= THE TASK =
Only the lines from the start of the data through the one containing "import * as" belong in your answer; return them exactly.
- - -
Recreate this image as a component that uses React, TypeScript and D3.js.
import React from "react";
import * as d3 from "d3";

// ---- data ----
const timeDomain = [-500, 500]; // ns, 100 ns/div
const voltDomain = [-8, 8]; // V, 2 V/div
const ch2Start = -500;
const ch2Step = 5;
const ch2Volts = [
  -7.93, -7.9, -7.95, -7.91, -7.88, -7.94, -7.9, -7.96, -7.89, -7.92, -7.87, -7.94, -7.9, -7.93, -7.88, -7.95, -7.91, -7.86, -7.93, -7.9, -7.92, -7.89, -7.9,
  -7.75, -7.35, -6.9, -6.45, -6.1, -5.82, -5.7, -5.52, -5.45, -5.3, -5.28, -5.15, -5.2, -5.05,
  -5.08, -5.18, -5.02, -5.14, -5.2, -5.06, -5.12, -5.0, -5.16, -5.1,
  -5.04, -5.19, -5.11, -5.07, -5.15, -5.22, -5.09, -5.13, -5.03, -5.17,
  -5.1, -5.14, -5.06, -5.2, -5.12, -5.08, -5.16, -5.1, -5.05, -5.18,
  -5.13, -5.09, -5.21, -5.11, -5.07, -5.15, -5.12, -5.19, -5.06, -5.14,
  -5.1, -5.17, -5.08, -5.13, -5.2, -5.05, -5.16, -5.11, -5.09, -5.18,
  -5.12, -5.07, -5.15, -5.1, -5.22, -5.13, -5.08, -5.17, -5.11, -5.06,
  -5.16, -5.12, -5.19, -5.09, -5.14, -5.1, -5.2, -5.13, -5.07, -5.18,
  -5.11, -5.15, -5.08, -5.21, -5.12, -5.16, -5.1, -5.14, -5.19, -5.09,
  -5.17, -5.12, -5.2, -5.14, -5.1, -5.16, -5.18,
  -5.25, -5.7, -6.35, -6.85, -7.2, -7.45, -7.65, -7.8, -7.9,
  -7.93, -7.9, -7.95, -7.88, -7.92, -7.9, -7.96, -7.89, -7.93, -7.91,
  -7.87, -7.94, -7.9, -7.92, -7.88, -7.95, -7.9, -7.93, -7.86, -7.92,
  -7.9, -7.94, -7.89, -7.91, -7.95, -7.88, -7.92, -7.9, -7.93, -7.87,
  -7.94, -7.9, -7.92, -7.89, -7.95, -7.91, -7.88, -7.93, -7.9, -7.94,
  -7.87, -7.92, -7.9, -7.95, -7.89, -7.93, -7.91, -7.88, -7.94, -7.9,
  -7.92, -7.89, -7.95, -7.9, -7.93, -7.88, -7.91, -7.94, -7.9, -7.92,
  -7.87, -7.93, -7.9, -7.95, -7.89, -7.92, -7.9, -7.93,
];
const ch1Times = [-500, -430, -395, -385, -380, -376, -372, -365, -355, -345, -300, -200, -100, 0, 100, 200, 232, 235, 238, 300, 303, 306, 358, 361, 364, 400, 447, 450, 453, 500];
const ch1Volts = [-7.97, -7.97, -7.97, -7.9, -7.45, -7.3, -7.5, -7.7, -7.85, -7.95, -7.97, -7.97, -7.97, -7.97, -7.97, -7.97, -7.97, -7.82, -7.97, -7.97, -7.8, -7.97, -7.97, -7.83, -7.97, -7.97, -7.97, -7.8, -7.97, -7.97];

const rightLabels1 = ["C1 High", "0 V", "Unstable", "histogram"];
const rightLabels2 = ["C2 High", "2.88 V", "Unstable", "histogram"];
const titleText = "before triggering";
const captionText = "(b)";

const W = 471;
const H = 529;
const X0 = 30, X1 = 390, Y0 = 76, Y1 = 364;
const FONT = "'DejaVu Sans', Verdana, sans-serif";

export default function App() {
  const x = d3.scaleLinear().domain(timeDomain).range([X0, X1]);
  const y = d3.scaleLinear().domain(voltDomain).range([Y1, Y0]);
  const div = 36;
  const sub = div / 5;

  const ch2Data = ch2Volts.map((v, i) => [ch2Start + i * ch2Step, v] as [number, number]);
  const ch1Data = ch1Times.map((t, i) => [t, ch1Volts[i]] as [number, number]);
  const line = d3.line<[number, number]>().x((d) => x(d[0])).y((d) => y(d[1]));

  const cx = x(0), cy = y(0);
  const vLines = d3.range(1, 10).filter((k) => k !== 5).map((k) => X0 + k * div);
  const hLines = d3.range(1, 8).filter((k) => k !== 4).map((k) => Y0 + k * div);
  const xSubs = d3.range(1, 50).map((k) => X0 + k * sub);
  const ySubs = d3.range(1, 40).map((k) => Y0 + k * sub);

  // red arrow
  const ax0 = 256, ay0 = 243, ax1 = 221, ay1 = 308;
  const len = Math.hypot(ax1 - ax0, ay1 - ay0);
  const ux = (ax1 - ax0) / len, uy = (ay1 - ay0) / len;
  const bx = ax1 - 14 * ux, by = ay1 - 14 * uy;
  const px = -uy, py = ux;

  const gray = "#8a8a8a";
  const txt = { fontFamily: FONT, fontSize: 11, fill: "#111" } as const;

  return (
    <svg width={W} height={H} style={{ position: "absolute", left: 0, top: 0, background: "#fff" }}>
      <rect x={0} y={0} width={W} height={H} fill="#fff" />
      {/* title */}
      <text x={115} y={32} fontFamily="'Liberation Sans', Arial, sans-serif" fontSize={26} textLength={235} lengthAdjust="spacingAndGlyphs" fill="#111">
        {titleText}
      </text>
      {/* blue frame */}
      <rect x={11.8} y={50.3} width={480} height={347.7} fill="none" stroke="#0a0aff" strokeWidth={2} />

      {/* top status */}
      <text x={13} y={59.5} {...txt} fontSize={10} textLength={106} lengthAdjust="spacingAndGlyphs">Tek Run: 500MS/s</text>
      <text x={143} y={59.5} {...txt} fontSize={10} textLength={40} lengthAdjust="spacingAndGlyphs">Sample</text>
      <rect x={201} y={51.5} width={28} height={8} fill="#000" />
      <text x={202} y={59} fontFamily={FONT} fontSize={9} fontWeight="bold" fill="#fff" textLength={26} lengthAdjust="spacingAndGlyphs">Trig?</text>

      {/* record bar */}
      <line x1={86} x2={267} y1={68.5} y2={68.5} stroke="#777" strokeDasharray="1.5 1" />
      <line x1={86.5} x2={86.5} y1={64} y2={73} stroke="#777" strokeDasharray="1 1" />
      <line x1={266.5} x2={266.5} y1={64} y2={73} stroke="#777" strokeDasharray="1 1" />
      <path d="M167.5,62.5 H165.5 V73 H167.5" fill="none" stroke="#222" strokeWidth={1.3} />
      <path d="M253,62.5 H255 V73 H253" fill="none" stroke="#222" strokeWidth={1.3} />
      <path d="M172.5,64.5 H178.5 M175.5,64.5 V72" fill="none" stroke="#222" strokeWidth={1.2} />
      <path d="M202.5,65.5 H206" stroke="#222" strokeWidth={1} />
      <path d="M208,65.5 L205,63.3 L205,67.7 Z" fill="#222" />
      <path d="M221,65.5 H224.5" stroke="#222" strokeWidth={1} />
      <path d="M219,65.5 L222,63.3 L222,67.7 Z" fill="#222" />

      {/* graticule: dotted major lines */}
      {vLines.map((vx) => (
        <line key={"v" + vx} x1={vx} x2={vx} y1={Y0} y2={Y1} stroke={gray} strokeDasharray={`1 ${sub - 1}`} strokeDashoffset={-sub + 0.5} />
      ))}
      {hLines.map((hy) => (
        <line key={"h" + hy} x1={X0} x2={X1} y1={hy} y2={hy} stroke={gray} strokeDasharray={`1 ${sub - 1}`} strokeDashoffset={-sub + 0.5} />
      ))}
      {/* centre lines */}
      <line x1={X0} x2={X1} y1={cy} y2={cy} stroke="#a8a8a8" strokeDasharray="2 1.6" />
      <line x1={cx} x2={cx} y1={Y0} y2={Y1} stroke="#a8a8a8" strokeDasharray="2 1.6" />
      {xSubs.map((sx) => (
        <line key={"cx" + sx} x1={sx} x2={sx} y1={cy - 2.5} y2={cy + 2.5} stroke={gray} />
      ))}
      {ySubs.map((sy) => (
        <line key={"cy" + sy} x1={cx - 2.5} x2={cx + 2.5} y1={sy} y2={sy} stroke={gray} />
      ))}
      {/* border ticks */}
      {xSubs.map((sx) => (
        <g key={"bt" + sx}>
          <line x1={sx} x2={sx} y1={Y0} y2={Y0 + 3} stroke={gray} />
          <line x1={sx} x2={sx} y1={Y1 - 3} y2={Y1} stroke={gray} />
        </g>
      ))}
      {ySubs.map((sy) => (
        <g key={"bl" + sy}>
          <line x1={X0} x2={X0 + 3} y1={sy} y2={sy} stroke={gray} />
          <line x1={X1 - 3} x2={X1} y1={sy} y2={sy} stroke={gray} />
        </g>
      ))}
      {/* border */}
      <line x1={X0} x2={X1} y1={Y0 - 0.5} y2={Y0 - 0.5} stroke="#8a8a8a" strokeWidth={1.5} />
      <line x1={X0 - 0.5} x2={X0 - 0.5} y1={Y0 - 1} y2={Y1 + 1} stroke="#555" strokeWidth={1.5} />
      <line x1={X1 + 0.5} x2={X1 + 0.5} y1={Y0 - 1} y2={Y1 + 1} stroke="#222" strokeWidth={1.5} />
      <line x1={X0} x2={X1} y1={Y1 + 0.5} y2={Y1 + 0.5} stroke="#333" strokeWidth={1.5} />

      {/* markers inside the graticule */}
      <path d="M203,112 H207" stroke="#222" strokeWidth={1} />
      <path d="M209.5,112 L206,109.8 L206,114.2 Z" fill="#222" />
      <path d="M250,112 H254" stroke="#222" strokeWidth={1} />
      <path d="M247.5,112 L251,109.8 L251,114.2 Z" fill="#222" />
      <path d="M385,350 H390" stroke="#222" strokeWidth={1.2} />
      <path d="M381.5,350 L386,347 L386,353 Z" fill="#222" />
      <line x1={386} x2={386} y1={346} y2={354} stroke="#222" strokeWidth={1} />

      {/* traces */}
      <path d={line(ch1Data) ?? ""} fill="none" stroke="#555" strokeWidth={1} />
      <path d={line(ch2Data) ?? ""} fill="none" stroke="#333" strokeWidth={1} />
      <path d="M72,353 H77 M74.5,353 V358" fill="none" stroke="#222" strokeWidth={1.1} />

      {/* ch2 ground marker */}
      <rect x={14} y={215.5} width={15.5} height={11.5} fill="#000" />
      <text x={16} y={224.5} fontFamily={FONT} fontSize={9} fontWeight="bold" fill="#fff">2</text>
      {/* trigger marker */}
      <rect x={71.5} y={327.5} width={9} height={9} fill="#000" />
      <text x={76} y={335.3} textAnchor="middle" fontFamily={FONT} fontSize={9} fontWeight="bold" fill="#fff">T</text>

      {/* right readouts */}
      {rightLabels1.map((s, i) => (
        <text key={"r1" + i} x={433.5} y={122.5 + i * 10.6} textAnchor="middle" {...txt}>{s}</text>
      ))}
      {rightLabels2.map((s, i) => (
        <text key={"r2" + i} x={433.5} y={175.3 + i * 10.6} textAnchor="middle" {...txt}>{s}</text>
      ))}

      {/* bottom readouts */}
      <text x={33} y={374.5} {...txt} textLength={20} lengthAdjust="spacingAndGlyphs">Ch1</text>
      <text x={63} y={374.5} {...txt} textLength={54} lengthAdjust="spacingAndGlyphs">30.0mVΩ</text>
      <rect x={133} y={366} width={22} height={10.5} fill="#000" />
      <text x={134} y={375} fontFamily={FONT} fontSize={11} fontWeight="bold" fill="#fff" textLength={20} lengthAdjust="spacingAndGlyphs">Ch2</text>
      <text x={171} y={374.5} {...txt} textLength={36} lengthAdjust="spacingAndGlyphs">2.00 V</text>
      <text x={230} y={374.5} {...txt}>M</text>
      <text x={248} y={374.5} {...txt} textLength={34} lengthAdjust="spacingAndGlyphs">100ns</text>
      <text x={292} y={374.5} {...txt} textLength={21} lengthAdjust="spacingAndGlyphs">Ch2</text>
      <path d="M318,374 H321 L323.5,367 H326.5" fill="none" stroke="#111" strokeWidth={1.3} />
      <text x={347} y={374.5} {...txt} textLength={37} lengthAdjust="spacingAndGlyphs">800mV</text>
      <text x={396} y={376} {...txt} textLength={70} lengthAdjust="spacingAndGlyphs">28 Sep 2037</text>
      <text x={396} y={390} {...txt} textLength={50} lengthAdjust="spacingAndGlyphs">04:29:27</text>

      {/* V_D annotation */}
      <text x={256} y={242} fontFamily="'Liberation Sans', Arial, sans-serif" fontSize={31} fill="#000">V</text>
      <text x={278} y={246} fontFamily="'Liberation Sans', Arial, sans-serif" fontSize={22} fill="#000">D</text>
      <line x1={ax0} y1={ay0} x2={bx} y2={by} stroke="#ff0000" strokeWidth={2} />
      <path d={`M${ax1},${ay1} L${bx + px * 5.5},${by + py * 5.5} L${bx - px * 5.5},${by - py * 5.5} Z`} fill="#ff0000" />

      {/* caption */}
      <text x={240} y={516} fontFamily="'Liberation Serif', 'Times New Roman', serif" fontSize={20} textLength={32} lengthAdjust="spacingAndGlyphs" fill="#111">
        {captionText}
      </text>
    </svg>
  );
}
- - -
= ANSWER TO THE PROBLEM =
Recreate this image as a component that uses React, TypeScript and D3.js.
import React from "react";
import * as d3 from "d3";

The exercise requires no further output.